### RECORDS PROVIDED

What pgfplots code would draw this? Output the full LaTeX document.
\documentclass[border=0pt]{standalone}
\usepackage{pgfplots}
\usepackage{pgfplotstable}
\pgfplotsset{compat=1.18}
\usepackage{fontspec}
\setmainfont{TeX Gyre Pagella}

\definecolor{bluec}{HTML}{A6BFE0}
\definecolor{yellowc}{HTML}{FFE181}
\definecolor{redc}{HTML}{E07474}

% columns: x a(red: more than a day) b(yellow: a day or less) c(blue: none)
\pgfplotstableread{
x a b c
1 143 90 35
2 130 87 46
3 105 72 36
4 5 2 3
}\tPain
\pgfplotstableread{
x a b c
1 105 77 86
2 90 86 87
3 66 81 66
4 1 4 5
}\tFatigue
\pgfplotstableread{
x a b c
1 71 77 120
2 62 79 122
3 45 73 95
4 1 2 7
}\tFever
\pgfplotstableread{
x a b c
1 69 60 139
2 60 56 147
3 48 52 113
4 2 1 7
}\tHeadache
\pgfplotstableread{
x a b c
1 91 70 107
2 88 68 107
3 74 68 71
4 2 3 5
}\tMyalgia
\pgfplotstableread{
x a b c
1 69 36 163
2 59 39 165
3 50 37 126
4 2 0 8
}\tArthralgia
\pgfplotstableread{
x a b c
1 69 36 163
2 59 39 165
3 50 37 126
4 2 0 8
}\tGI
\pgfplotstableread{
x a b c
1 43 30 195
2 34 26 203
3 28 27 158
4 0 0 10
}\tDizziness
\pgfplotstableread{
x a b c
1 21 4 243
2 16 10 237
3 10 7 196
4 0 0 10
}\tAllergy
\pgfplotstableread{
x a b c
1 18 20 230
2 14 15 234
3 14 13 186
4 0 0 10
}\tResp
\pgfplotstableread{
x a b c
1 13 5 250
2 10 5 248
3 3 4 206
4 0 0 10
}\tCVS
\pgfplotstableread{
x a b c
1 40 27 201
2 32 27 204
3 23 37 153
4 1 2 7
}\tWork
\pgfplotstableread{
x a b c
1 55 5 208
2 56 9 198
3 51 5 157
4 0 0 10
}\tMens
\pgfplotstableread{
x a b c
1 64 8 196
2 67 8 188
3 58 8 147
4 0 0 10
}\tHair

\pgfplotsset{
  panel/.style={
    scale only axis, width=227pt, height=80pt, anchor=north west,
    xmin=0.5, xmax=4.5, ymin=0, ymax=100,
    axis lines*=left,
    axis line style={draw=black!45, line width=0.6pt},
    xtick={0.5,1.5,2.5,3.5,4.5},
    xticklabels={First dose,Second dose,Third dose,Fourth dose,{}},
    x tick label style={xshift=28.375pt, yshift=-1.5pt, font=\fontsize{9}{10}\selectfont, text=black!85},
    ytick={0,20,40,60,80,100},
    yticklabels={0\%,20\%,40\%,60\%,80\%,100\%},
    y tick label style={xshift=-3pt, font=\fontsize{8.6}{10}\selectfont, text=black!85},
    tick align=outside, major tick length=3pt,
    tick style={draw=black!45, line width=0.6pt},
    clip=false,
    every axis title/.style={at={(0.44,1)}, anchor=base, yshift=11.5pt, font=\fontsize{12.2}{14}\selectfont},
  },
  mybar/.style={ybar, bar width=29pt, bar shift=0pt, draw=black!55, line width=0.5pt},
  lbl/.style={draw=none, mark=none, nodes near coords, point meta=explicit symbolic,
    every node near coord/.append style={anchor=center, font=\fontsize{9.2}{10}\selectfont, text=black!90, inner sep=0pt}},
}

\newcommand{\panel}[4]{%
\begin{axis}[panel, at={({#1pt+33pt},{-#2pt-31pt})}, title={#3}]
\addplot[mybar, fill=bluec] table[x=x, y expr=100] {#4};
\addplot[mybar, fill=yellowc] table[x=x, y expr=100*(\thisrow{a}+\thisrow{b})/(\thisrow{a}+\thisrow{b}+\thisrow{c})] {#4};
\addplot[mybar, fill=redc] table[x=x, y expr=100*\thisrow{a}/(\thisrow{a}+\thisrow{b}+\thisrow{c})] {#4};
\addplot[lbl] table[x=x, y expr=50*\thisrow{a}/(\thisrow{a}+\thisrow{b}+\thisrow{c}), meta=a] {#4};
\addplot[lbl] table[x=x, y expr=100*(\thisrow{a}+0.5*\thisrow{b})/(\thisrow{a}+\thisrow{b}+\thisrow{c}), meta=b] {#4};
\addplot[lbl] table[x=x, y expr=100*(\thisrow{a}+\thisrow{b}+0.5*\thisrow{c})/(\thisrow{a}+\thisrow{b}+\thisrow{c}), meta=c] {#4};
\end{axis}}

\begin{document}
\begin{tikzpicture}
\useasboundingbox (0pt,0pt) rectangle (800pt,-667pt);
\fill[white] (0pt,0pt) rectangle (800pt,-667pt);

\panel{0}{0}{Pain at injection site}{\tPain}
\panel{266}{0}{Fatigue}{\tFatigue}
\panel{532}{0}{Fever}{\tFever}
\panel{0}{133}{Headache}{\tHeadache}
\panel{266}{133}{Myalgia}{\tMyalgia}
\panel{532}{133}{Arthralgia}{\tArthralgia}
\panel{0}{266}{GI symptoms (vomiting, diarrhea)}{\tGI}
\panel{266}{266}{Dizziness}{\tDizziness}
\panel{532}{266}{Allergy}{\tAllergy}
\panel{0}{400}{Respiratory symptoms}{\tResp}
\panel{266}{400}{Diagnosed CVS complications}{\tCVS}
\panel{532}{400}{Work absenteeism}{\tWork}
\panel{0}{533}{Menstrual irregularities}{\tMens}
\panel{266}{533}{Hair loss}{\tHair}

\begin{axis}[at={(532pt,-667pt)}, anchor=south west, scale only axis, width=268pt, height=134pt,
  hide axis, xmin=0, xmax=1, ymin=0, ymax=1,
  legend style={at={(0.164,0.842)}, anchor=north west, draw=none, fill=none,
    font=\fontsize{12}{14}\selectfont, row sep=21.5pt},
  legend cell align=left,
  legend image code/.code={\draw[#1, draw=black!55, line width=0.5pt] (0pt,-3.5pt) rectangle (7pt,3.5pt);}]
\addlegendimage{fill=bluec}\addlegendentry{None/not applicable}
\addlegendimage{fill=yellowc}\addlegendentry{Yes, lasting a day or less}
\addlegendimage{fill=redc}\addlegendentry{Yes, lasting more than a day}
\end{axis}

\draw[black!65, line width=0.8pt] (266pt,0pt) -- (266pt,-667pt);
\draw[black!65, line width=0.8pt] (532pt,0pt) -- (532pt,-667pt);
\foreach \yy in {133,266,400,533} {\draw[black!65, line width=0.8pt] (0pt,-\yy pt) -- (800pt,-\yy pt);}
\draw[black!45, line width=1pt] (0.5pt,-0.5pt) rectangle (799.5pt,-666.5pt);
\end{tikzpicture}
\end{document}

######
### RECORDS PROVIDED

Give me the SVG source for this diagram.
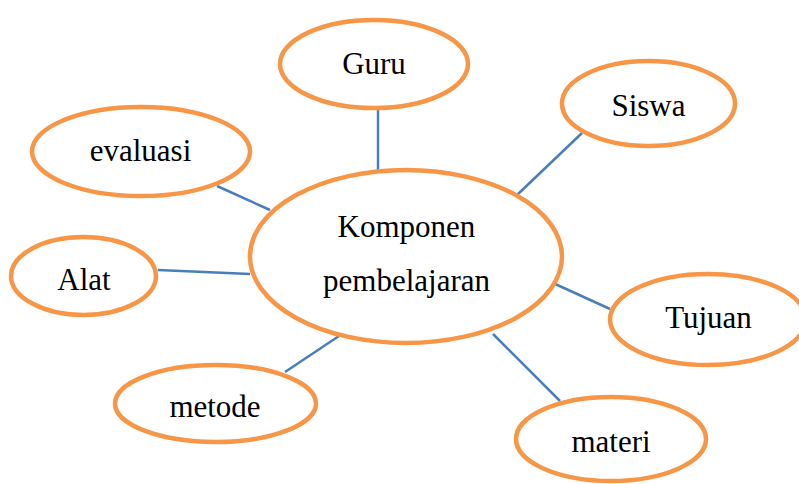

######

• _PROBLEM TO SOLVE_: Go over the data above and copy every line that has the word "code" in it.

• _ANSWER TO THIS TASK_:
What pgfplots code would draw this? Output the full LaTeX document.
  legend image code/.code={\draw[#1, draw=black!55, line width=0.5pt] (0pt,-3.5pt) rectangle (7pt,3.5pt);}]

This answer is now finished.